Stéphane de Becker (Stuf) nous montre comment on peut s'approprier les couleurs d'une série, petit à petit.
Le beau travail de Stuf dans 50 nuances de bleus, Dupuis.
Au début de la reprise de Spirou et Fantasio par Tome et Janry, c'est le studio Leonardo qui réalisait les couleurs (comme il réalisait à-peu-près toutes les couleurs de toutes les séries du magazine Spirou). Bon. Avec plus ou moins de réussite on va dire. Je ne suis pas dans le jugement, hein. Je peux comprendre qu'on n'en ait rien à foutre des couleurs de la série mère du journal porte-avion d'un éditeur et qu'on en fasse n'importe quoi. Je veux dire : c'est humain.
Nonobstant ces considérations, au moment du Retour du Z, Tome et Janry décident de prendre un coloriste et ce sera Stéphane de Becker, dit Stuf.

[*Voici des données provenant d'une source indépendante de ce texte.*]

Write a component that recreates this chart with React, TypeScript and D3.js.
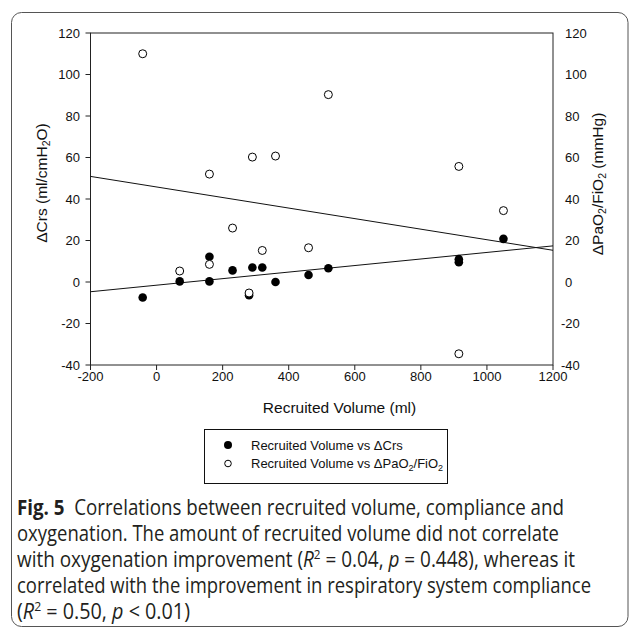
import React from "react";
import * as d3 from "d3";

// ---- data ----
const recruitedVolume = [-42, 70, 160, 160, 230, 280, 290, 320, 360, 460, 520, 915, 915, 1050];
const deltaCrs = [-7.5, 0.3, 12.2, 0.3, 5.6, -6.4, 7.0, 7.0, 0.0, 3.4, 6.6, 11.0, 9.5, 20.8];
const deltaPaO2FiO2 = [110, 5.3, 8.5, 52, 26, -5.3, 60.2, 15.2, 60.7, 16.5, 90.3, 55.7, -34.6, 34.4];
const fitSlopes = [0.01579, -0.02543];
const fitIntercepts = [-1.54, 45.8];
const xTicks = [-200, 0, 200, 400, 600, 800, 1000, 1200];
const yTicks = [-40, -20, 0, 20, 40, 60, 80, 100, 120];

const W = 629;
const H = 630;
const ARIAL = "'Liberation Sans', Arial, sans-serif";
const CAP = "'Open Sans', 'Noto Sans', sans-serif";

export default function App() {
  const x = d3.scaleLinear().domain([-200, 1200]).range([90.5, 553]);
  const y = d3.scaleLinear().domain([-40, 120]).range([365, 33]);
  const [x0, x1] = x.domain();

  const lines = fitSlopes.map((s, k) => {
    const pts: [number, number][] = [x0, x1].map((v) => [x(v), y(fitIntercepts[k] + s * v)]);
    return d3.line()(pts) as string;
  });

  const tickFont = 13;
  const capY = [515, 541, 567, 593, 619];
  return (
    <svg
      width={W}
      height={H}
      style={{ position: "absolute", left: 0, top: 0, background: "#fff" }}
      fontFamily={ARIAL}
    >
      <rect x={11.5} y={12.5} width={616.5} height={614} rx={10} fill="none" stroke="#555" strokeWidth={1} />

      {/* plot frame */}
      <rect x={x(x0)} y={y(120)} width={x(x1) - x(x0)} height={y(-40) - y(120)} fill="none" stroke="#222" strokeWidth={1} />

      {/* left axis ticks + labels, right labels */}
      {yTicks.map((t) => (
        <g key={"ly" + t}>
          <line x1={x(x0) - 5} x2={x(x0)} y1={y(t)} y2={y(t)} stroke="#222" />
          <text x={80} y={y(t)} dy="0.36em" textAnchor="end" fontSize={tickFont} fill="#111">
            {t}
          </text>
          <text x={t < 0 ? 561 : 565} y={y(t)} dy="0.36em" textAnchor="start" fontSize={tickFont} fill="#111">
            {t}
          </text>
        </g>
      ))}

      {/* bottom axis */}
      {xTicks.map((t) => (
        <g key={"bx" + t}>
          <line x1={x(t)} x2={x(t)} y1={y(-40)} y2={y(-40) + 5} stroke="#222" />
          <text x={x(t)} y={381} textAnchor="middle" fontSize={tickFont} fill="#111">
            {t}
          </text>
        </g>
      ))}

      <text x={339.5} y={413} textAnchor="middle" fontSize={15.5} fill="#111">
        Recruited Volume (ml)
      </text>

      <text transform={`translate(47,183) rotate(-90)`} textAnchor="middle" fontSize={15.5} fill="#111">
        ΔCrs (ml/cmH
        <tspan fontSize={10.5} dy={3}>2</tspan>
        <tspan dy={-3}>O)</tspan>
      </text>

      <text transform={`translate(603,184) rotate(-90)`} textAnchor="middle" fontSize={15.5} fill="#111">
        ΔPaO
        <tspan fontSize={10.5} dy={3}>2</tspan>
        <tspan dy={-3}>/FiO</tspan>
        <tspan fontSize={10.5} dy={3}>2</tspan>
        <tspan dy={-3}> (mmHg)</tspan>
      </text>

      {/* regression lines */}
      {lines.map((d, i) => (
        <path key={"fit" + i} d={d} fill="none" stroke="#111" strokeWidth={1} />
      ))}

      {/* filled points: ΔCrs */}
      {recruitedVolume.map((v, i) => (
        <circle key={"f" + i} cx={x(v)} cy={y(deltaCrs[i])} r={4.3} fill="#000" />
      ))}
      {/* open points: ΔPaO2/FiO2 */}
      {recruitedVolume.map((v, i) => (
        <circle key={"o" + i} cx={x(v)} cy={y(deltaPaO2FiO2[i])} r={4} fill="#fff" stroke="#000" strokeWidth={1} />
      ))}

      {/* legend */}
      <rect x={204.5} y={429.5} width={243} height={54} fill="#fff" stroke="#111" strokeWidth={1} />
      <circle cx={228} cy={445} r={4} fill="#000" />
      <circle cx={228} cy={463.5} r={3.3} fill="#fff" stroke="#000" strokeWidth={1} />
      <text x={251} y={449.5} fontSize={13} fill="#111">
        Recruited Volume vs ΔCrs
      </text>
      <text x={251} y={468} fontSize={13} fill="#111">
        Recruited Volume vs ΔPaO
        <tspan fontSize={9} dy={3}>2</tspan>
        <tspan dy={-3}>/FiO</tspan>
        <tspan fontSize={9} dy={3}>2</tspan>
      </text>

      {/* caption */}
      <g fontFamily={CAP} fontSize={21} fill="#231f20">
        <text x={17} y={capY[0]} textLength={547} lengthAdjust="spacingAndGlyphs">
          <tspan fontWeight="bold">Fig. 5</tspan>
          <tspan>{"\u00a0 Correlations between recruited volume, compliance and"}</tspan>
        </text>
        <text x={17} y={capY[1]} textLength={542} lengthAdjust="spacingAndGlyphs">
          oxygenation. The amount of recruited volume did not correlate
        </text>
        <text x={17} y={capY[2]} textLength={558} lengthAdjust="spacingAndGlyphs">
          <tspan>with oxygenation improvement (</tspan>
          <tspan fontStyle="italic">R</tspan>
          <tspan fontSize={13} dy={-8}>2</tspan>
          <tspan dy={8}>{" = 0.04, "}</tspan>
          <tspan fontStyle="italic">p</tspan>
          <tspan>{" = 0.448), whereas it"}</tspan>
        </text>
        <text x={17} y={capY[3]} textLength={574} lengthAdjust="spacingAndGlyphs">
          correlated with the improvement in respiratory system compliance
        </text>
        <text x={17} y={capY[4]} textLength={173} lengthAdjust="spacingAndGlyphs">
          <tspan>(</tspan>
          <tspan fontStyle="italic">R</tspan>
          <tspan fontSize={13} dy={-8}>2</tspan>
          <tspan dy={8}>{" = 0.50, "}</tspan>
          <tspan fontStyle="italic">p</tspan>
          <tspan>{" < 0.01)"}</tspan>
        </text>
      </g>
    </svg>
  );
}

Comme Janry, comme Tome, Stuf va petit à petit s'approprier la série et pousser toujours plus loin sa technique.
UNE TECHNIQUE QUI COMPREND PLUSIEURS POINTS.

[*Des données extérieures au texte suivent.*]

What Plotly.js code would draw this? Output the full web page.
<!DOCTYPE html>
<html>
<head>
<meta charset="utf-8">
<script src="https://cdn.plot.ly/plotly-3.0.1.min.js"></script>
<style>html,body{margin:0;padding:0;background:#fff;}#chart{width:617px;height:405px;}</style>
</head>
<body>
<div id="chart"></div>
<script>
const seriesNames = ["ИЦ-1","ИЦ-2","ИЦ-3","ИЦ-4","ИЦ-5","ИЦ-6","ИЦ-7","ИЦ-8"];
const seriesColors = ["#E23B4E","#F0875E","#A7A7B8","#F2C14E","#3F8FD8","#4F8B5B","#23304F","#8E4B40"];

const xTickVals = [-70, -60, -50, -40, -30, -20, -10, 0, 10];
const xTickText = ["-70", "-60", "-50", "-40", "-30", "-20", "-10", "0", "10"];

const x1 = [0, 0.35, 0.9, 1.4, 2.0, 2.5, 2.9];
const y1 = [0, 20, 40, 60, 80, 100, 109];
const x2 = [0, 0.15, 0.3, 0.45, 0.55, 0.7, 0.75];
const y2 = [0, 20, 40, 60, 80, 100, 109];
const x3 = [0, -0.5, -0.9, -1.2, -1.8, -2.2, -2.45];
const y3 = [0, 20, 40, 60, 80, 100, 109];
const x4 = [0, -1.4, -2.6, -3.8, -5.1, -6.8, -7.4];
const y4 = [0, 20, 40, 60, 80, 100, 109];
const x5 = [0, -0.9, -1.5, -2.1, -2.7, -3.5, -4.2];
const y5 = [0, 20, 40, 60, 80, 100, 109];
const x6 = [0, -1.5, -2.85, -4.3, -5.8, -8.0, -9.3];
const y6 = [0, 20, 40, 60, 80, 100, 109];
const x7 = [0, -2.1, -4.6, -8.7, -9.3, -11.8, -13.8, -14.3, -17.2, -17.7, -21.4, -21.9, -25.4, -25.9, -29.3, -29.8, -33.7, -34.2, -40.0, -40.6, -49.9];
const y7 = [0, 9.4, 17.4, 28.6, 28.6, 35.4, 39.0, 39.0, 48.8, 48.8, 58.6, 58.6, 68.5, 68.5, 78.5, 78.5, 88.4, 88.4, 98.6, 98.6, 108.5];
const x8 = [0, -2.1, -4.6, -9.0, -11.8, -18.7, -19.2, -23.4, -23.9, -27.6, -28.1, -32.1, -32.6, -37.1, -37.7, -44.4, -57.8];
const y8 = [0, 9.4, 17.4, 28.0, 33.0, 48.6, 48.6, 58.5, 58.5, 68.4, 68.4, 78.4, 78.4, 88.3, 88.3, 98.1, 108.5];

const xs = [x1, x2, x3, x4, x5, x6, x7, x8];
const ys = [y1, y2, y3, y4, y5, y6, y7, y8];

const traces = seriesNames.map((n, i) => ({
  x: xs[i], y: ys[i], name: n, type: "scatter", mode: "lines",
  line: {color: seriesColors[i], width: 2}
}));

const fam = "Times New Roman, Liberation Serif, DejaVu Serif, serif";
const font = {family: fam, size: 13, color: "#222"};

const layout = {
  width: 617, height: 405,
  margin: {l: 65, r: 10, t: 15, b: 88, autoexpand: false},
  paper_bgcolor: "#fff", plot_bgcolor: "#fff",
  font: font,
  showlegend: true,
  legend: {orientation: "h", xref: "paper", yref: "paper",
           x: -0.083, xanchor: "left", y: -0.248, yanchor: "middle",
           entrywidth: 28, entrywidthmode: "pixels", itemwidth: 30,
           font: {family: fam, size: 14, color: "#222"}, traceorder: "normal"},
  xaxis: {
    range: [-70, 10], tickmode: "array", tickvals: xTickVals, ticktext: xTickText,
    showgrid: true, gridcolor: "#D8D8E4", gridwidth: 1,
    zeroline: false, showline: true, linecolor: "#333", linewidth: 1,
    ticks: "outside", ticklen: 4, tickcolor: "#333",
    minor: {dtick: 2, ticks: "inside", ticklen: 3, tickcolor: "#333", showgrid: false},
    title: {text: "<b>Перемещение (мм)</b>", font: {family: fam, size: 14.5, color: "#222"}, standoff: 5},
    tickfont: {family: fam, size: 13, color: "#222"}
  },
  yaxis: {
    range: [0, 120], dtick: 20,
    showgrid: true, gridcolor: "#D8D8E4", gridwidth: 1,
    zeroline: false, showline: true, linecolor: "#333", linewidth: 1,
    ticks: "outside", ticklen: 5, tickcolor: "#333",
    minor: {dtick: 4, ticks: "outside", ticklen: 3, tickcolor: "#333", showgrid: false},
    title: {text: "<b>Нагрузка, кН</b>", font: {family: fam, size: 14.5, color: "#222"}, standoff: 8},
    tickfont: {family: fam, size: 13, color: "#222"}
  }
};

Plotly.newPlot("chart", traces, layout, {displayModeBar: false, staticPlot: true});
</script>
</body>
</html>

- Premièrement : identification des différents objets et personnages (la base).
- Deuxièmement : harmonisation des teintes (faut avoir bon goût, mais c'est jouable).
- Troisièmement : définition des ambiances et des enjeux (le grand truc caché dans la couleur, assez chaud).
- Quatrièmement : le tout de plus en plus subtilement (de plus en plus maîtrisé).
IDENTIFICATION DES OBJETS.
C'est le B.A.BA du boulot de coloriste. C'est presque le pourquoi du comment du coloriste. Si la couleur existe en bande dessinée, c'est pour identifier correctement les différents éléments présents dans la case.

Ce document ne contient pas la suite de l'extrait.